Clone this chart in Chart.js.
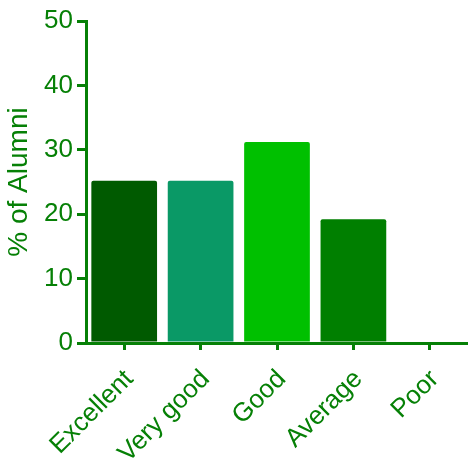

* * *

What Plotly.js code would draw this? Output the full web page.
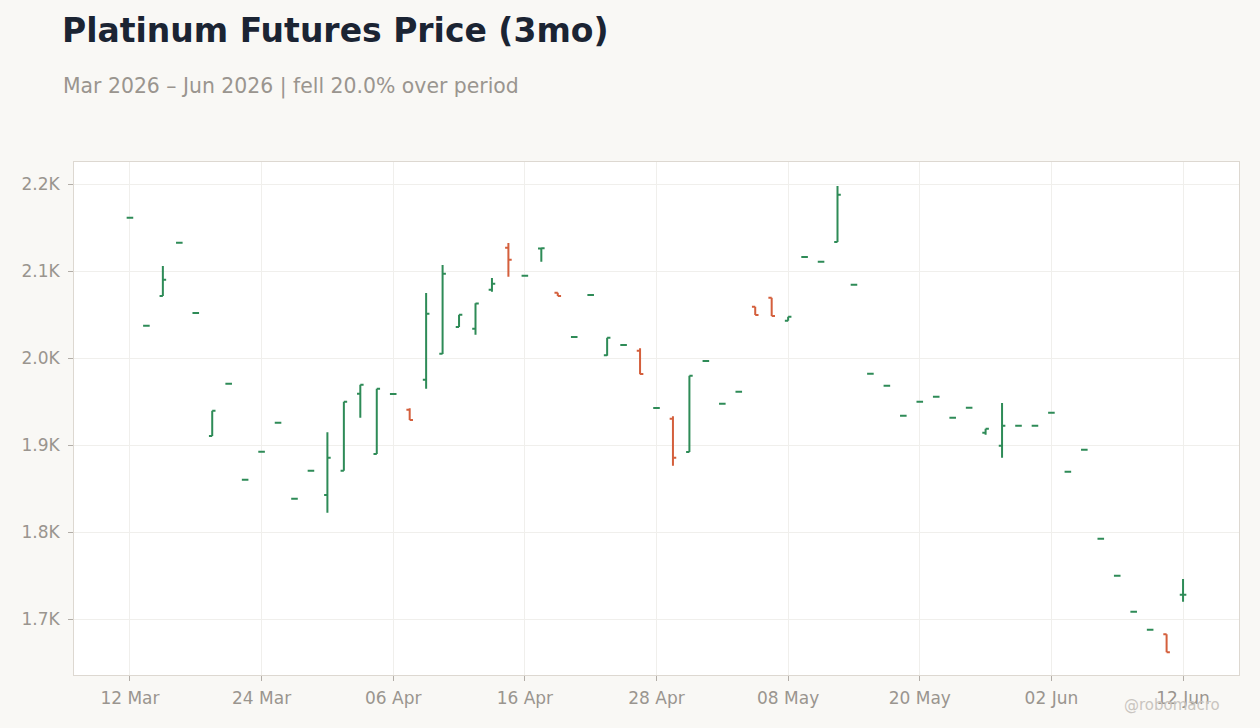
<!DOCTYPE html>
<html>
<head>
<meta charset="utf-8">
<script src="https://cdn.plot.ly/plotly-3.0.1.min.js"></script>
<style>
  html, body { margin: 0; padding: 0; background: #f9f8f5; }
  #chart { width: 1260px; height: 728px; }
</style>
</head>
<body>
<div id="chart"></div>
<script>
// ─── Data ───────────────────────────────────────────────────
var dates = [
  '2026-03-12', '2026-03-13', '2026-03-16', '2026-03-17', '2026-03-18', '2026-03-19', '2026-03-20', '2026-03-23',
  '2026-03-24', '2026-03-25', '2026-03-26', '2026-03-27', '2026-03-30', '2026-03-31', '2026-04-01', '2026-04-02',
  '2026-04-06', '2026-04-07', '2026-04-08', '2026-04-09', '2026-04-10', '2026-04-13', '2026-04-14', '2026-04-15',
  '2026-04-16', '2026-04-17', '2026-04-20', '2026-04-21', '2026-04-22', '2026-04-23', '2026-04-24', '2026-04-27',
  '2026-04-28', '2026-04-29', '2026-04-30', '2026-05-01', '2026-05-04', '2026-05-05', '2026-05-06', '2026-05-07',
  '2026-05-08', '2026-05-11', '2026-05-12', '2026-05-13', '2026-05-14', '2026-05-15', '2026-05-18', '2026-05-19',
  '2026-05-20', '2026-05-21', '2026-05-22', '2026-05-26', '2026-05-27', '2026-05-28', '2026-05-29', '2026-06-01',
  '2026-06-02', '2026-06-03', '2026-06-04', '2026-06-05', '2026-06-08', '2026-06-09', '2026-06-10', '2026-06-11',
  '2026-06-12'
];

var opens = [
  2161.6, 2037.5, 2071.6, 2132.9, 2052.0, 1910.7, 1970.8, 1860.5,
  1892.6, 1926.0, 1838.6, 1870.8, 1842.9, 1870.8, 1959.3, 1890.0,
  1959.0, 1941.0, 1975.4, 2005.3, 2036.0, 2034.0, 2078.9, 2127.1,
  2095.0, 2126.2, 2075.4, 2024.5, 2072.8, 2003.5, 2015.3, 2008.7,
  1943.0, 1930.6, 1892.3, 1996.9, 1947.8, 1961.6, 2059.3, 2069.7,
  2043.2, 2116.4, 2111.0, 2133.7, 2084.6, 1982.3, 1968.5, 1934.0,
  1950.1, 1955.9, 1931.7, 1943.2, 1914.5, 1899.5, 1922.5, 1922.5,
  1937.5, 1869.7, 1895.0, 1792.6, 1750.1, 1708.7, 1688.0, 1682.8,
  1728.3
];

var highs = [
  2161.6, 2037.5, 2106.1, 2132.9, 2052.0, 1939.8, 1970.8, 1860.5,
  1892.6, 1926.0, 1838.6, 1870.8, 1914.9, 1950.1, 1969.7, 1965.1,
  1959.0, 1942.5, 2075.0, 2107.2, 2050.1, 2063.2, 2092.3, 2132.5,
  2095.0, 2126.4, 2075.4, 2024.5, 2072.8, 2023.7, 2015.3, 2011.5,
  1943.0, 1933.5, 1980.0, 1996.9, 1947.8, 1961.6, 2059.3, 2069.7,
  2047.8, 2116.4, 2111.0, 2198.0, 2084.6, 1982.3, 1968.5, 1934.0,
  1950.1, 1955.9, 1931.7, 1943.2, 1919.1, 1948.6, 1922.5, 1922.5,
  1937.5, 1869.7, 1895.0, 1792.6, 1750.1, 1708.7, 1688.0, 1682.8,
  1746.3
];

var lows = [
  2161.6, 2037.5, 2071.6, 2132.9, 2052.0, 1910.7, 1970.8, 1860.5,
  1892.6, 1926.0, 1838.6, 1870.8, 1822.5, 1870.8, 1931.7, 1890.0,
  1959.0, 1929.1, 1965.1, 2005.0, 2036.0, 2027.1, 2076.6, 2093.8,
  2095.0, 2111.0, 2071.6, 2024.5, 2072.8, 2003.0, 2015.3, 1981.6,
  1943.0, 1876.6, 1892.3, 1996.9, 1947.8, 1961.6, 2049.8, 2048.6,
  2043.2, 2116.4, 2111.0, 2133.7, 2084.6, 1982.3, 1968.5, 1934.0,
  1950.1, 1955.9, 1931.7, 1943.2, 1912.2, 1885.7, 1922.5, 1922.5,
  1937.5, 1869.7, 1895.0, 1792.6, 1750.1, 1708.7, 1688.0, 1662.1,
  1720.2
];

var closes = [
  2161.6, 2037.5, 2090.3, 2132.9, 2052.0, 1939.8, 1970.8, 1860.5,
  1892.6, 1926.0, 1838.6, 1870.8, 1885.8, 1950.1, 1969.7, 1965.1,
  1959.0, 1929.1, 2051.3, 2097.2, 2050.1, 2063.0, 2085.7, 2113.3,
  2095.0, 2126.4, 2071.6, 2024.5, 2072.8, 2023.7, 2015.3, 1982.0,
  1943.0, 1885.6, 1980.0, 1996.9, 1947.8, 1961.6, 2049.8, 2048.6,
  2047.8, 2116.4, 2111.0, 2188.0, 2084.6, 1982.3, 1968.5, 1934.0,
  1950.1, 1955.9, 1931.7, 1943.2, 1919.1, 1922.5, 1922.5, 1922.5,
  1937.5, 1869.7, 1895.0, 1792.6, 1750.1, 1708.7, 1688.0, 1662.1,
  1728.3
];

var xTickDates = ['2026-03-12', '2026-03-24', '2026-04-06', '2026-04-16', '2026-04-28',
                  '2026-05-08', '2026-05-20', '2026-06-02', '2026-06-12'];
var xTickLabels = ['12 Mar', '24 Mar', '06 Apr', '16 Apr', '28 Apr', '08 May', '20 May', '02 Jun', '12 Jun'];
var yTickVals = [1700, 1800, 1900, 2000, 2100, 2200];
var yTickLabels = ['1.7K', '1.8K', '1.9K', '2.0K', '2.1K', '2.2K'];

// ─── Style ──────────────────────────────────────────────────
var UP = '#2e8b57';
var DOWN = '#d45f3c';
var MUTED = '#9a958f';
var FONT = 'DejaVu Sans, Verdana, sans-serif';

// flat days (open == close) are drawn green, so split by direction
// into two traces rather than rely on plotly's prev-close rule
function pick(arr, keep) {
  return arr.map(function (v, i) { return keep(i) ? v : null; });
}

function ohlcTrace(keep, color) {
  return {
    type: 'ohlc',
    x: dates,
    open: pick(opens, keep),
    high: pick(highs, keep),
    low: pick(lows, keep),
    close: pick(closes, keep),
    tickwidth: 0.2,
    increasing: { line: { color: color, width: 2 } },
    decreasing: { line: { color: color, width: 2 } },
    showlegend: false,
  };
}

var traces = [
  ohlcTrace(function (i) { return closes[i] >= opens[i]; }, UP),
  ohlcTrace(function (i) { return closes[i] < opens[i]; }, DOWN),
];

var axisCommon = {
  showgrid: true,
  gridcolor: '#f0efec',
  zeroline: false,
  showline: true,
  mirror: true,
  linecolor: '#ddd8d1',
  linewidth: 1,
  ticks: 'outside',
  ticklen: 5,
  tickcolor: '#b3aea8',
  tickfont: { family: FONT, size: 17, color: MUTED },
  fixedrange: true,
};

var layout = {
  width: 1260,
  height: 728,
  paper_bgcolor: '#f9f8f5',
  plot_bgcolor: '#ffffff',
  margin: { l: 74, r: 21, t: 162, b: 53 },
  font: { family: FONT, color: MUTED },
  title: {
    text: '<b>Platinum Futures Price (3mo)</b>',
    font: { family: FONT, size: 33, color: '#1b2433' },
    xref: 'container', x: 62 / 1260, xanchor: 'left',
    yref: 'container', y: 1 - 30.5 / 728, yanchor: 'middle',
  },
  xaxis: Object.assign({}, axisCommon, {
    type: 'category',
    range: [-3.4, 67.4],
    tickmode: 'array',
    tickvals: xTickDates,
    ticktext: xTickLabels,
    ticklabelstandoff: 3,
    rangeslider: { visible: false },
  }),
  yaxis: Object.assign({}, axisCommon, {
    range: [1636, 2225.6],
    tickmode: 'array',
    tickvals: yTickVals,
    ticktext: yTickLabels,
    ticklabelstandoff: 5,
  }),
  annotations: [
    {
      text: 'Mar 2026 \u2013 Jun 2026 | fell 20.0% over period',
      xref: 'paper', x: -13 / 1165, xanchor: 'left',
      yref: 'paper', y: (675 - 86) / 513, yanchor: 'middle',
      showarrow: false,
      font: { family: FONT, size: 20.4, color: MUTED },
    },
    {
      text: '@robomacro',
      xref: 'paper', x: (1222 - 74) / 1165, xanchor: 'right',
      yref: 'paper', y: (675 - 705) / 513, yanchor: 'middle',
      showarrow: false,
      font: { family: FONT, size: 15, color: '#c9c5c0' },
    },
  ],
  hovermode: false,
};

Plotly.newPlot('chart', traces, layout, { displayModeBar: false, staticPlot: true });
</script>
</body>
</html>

• TO DO
Go through the records and pull out each line that includes the word "this".

• OUTPUT OF THE EXERCISE
Clone this chart in Chart.js.
What Plotly.js code would draw this? Output the full web page.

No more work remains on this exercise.